• WHAT YOU ARE ASKED TO DO:
Among the lines of data below, reproduce only those from the one with "Emit a web page" through the one with "const yRightTitle = 'Mean grain size (μm)';", exactly as they stand, both ends included.

[start PROVIDED RECORDS]

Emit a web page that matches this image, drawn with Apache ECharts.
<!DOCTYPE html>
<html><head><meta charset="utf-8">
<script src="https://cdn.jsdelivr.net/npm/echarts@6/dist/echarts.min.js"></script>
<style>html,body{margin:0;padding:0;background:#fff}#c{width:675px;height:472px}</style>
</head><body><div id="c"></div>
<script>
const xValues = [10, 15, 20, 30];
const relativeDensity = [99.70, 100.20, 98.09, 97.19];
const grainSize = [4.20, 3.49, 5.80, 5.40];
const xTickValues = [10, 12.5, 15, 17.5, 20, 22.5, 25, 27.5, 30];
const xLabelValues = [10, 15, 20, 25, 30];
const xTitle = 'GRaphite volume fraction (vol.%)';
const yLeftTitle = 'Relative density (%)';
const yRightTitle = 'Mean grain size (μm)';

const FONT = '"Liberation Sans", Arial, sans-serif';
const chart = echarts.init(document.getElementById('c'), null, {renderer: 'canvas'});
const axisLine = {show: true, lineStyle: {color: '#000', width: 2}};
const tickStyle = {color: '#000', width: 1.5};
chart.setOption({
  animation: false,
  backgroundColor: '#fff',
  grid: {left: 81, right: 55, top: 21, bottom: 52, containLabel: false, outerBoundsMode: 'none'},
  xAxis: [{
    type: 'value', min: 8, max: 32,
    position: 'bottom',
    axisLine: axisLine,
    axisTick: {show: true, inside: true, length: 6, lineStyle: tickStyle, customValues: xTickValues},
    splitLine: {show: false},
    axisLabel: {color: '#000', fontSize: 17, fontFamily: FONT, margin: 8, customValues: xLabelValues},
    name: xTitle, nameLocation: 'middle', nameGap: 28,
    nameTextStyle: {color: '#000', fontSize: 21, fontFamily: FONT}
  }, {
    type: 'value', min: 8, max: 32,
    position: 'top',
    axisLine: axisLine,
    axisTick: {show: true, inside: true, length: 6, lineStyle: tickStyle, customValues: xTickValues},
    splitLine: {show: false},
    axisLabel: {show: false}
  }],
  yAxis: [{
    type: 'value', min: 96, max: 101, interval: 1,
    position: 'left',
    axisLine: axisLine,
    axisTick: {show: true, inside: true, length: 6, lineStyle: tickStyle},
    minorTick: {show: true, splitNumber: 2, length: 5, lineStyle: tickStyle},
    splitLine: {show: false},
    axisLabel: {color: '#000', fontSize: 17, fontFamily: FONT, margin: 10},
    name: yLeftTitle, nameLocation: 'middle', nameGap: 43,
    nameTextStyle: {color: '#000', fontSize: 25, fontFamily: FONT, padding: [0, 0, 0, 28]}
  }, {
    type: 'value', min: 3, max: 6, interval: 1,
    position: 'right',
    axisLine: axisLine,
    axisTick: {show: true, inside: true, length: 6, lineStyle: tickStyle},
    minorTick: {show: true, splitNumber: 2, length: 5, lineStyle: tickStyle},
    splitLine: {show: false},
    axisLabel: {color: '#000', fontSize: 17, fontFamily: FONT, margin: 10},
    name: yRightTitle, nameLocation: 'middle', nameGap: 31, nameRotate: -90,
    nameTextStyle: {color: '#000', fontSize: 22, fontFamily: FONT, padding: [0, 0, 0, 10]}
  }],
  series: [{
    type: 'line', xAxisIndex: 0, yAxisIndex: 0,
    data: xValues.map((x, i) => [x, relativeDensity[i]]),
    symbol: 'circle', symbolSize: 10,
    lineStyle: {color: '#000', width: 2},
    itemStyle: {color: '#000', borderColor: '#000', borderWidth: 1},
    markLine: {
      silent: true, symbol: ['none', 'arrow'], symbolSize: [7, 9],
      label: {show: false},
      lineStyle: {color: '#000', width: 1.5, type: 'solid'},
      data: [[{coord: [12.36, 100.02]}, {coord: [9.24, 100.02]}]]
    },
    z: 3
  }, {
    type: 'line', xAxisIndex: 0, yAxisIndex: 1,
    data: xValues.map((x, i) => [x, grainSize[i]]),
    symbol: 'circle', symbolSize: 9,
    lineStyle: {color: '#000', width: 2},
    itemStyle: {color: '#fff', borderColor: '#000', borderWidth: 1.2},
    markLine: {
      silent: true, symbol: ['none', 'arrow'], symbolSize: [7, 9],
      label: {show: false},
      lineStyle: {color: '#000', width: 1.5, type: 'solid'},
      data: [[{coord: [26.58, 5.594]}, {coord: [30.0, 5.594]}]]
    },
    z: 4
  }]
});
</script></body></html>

[end PROVIDED RECORDS]
[start PROVIDED RECORDS]

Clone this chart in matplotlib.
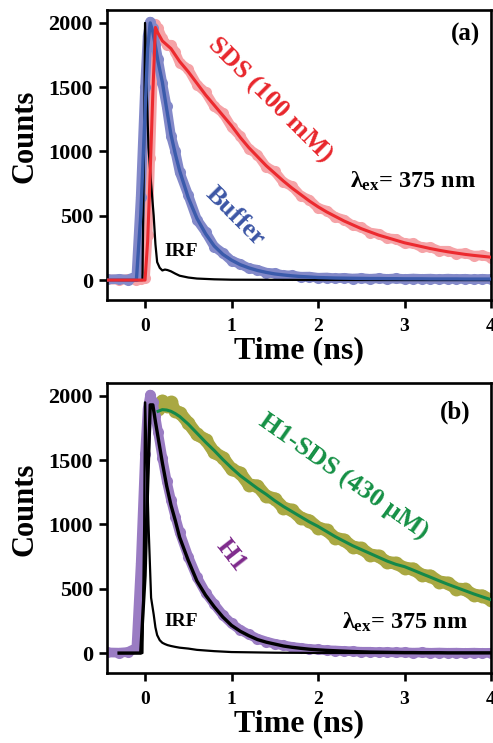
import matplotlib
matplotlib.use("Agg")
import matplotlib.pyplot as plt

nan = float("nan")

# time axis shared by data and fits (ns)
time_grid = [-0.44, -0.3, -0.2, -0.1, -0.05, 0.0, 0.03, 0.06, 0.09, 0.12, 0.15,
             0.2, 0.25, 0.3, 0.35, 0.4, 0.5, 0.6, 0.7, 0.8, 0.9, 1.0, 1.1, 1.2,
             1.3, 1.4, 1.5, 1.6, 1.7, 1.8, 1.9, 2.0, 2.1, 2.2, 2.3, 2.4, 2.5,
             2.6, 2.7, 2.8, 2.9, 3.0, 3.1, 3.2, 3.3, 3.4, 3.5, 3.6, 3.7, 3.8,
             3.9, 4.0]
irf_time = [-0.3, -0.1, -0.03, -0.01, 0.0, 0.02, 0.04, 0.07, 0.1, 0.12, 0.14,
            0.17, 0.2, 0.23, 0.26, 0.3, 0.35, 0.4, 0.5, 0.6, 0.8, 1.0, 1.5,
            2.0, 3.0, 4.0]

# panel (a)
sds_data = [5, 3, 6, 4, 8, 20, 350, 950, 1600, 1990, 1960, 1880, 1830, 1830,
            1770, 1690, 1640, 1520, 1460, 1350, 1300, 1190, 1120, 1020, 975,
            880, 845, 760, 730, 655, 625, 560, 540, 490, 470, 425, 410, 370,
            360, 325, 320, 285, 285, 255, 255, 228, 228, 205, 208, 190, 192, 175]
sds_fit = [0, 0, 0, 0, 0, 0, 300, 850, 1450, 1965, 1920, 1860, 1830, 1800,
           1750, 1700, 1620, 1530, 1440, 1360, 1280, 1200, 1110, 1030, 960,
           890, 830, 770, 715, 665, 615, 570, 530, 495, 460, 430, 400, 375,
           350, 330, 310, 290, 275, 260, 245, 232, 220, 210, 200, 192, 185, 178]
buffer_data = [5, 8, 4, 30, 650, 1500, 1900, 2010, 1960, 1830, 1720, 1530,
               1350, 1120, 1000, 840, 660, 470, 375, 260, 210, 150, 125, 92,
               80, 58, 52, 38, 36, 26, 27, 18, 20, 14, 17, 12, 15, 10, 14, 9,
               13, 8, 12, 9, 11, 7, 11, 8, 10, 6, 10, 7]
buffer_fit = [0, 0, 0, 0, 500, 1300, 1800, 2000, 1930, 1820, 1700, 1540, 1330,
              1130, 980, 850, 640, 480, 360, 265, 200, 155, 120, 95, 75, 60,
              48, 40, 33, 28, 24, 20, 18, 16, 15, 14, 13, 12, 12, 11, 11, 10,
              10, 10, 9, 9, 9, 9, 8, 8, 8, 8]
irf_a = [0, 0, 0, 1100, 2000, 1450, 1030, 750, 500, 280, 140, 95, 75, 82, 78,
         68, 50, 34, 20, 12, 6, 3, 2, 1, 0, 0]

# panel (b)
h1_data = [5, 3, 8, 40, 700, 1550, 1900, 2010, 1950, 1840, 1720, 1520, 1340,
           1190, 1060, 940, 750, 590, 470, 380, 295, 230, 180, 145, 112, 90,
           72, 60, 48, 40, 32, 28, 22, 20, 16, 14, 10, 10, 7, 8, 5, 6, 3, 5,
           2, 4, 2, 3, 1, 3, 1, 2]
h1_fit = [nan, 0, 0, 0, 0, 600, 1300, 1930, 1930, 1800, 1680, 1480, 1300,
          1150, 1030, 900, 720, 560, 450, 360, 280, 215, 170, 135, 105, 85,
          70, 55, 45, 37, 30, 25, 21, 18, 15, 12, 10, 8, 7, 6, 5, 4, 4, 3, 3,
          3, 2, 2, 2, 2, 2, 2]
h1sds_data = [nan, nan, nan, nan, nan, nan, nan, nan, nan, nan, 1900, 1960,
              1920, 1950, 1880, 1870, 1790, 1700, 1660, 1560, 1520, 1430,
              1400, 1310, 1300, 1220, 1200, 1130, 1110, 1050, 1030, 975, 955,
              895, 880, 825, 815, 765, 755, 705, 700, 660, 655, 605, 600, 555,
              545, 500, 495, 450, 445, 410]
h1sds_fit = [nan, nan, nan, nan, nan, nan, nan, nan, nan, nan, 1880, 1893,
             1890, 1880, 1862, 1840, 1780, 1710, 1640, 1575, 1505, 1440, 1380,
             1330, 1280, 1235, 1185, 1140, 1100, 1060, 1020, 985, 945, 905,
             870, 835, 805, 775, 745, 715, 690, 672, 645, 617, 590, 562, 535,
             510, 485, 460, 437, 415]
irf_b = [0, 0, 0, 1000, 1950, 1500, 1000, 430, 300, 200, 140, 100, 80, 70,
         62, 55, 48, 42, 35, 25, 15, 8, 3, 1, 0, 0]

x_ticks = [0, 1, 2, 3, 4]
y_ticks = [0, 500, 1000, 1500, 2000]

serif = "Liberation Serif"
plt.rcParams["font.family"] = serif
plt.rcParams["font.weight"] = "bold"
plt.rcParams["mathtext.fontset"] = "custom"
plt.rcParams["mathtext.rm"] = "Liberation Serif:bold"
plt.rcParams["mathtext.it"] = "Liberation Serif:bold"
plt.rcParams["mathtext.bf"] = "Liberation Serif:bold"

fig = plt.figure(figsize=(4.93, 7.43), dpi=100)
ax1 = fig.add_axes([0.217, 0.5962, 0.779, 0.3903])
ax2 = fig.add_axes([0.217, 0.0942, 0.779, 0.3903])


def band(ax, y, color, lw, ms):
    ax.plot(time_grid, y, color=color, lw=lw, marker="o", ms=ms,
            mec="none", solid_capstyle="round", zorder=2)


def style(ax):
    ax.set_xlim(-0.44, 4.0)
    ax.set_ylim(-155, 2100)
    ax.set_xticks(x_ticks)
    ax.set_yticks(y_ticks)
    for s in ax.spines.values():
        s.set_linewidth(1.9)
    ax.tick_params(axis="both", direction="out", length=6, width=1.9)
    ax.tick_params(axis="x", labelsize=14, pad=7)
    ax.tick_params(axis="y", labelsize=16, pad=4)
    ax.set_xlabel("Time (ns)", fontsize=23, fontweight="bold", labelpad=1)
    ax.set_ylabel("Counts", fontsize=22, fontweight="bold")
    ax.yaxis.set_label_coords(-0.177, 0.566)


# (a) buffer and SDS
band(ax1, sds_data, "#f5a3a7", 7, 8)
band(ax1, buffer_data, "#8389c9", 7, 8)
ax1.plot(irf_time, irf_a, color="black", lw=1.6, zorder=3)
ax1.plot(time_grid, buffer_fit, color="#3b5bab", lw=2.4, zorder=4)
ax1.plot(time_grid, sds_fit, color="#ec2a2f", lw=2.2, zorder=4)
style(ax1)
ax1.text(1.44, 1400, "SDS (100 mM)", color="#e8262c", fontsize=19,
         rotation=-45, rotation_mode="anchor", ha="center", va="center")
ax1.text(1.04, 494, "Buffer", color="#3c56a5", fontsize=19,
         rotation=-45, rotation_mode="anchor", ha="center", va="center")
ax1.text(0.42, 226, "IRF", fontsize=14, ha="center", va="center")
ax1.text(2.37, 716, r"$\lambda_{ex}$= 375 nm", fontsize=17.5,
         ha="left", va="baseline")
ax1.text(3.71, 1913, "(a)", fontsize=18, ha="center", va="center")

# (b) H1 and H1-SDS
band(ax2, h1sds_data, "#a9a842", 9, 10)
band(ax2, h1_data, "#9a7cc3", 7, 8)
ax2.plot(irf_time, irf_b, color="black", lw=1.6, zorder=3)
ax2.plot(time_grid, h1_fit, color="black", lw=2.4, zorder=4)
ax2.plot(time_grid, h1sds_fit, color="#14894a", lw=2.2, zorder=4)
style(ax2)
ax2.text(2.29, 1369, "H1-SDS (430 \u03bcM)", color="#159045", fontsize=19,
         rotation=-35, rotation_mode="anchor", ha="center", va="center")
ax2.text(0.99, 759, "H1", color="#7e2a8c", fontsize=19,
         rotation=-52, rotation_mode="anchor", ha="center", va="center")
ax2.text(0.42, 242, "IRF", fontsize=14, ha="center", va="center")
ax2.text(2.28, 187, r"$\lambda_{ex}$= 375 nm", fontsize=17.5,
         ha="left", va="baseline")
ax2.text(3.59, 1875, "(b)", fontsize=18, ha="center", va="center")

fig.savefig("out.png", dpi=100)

[end PROVIDED RECORDS]

• THE REPLY:
Emit a web page that matches this image, drawn with Apache ECharts.
<!DOCTYPE html>
<html><head><meta charset="utf-8">
<script src="https://cdn.jsdelivr.net/npm/echarts@6/dist/echarts.min.js"></script>
<style>html,body{margin:0;padding:0;background:#fff}#c{width:675px;height:472px}</style>
</head><body><div id="c"></div>
<script>
const xValues = [10, 15, 20, 30];
const relativeDensity = [99.70, 100.20, 98.09, 97.19];
const grainSize = [4.20, 3.49, 5.80, 5.40];
const xTickValues = [10, 12.5, 15, 17.5, 20, 22.5, 25, 27.5, 30];
const xLabelValues = [10, 15, 20, 25, 30];
const xTitle = 'GRaphite volume fraction (vol.%)';
const yLeftTitle = 'Relative density (%)';
const yRightTitle = 'Mean grain size (μm)';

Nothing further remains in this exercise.